### EXERCISE AIM
Reproduce the span that opens at the line containing "Write a component" and closes at the line containing "import * as", both lines included, without alteration and without any other line.

### PROVIDED INFORMATION
*-*-*
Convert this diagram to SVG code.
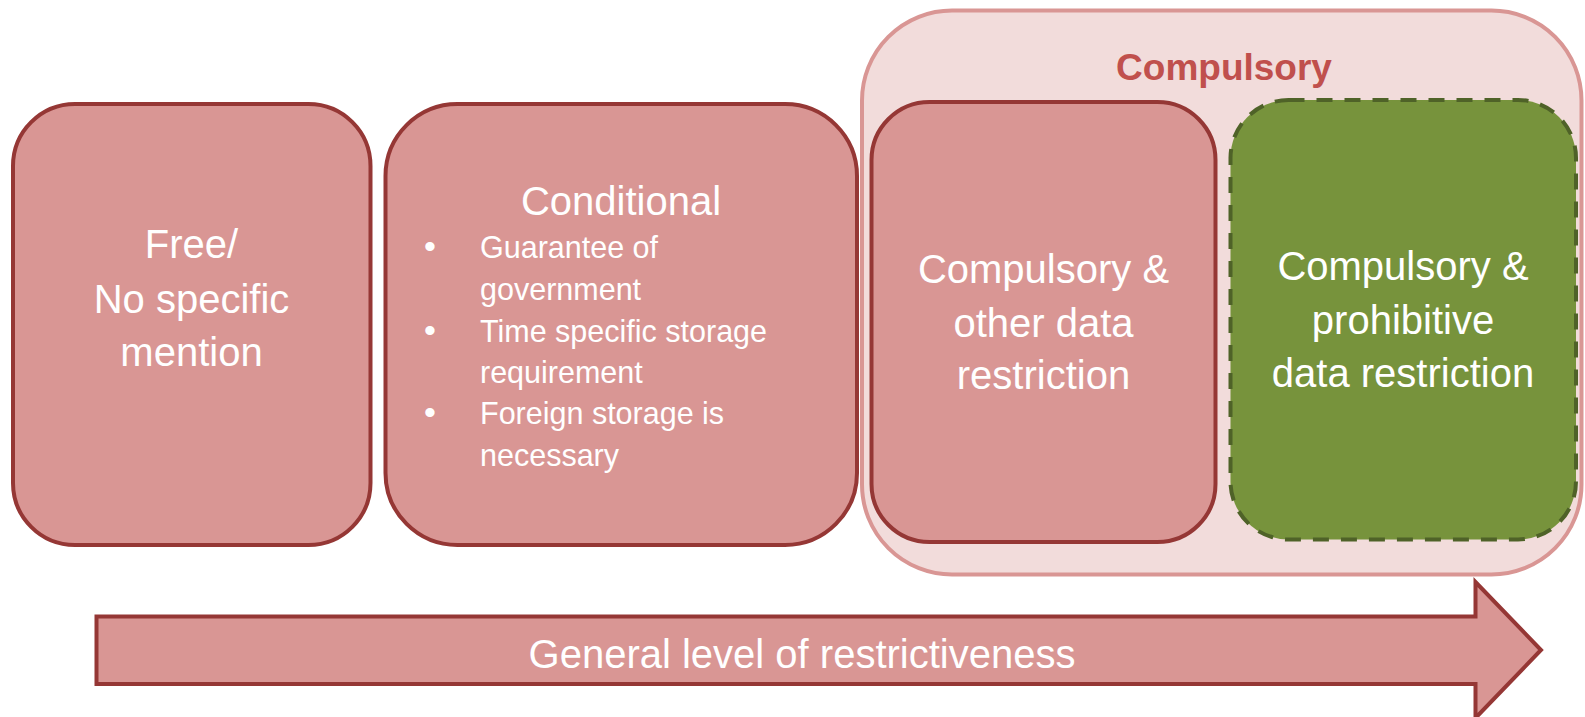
*-*-*
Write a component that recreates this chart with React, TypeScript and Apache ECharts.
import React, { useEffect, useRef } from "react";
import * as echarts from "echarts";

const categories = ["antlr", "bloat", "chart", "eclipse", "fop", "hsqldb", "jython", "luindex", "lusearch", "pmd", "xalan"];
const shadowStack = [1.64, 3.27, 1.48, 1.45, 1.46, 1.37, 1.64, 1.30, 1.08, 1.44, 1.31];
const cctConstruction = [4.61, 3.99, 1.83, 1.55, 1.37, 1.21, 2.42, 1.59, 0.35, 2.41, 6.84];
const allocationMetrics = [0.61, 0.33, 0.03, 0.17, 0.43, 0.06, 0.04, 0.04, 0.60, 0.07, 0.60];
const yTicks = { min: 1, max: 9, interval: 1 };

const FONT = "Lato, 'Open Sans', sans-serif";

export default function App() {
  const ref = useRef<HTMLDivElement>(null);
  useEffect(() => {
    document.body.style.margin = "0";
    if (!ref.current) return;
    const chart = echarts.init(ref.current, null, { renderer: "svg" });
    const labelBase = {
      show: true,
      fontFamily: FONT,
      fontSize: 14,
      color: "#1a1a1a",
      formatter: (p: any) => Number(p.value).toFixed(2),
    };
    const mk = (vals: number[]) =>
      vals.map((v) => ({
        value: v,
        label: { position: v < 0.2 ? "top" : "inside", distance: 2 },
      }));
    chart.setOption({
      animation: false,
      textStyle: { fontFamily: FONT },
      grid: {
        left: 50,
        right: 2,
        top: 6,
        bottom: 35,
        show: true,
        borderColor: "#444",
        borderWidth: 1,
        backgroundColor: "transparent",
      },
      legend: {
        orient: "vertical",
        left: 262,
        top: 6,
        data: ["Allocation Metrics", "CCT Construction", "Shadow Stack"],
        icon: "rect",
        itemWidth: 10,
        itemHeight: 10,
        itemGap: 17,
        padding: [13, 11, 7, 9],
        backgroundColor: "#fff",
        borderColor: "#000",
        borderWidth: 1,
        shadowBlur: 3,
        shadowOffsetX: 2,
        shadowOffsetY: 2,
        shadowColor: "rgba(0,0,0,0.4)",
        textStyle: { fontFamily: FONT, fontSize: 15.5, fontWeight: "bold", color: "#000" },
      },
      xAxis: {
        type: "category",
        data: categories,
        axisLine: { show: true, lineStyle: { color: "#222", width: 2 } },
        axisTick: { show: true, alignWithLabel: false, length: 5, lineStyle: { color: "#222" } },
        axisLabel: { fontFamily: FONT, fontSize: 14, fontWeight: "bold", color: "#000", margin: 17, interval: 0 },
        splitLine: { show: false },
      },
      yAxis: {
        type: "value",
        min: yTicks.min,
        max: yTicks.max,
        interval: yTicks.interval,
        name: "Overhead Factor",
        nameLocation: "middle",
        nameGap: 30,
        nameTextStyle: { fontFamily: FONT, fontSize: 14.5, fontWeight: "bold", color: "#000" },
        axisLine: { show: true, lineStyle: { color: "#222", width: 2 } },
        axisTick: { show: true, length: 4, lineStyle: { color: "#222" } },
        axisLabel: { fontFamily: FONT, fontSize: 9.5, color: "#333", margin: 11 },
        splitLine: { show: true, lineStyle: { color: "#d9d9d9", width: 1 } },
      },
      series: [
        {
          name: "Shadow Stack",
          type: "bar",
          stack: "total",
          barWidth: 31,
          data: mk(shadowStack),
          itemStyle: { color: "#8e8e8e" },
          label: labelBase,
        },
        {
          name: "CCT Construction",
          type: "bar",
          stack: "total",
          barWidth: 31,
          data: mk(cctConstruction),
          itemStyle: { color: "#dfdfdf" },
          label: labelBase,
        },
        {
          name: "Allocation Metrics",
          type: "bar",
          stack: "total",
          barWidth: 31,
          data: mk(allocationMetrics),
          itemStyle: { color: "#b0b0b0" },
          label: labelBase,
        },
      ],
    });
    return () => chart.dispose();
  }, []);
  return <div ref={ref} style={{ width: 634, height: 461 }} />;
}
*-*-*
### WRITTEN SOLUTION
Write a component that recreates this chart with React, TypeScript and Apache ECharts.
import React, { useEffect, useRef } from "react";
import * as echarts from "echarts";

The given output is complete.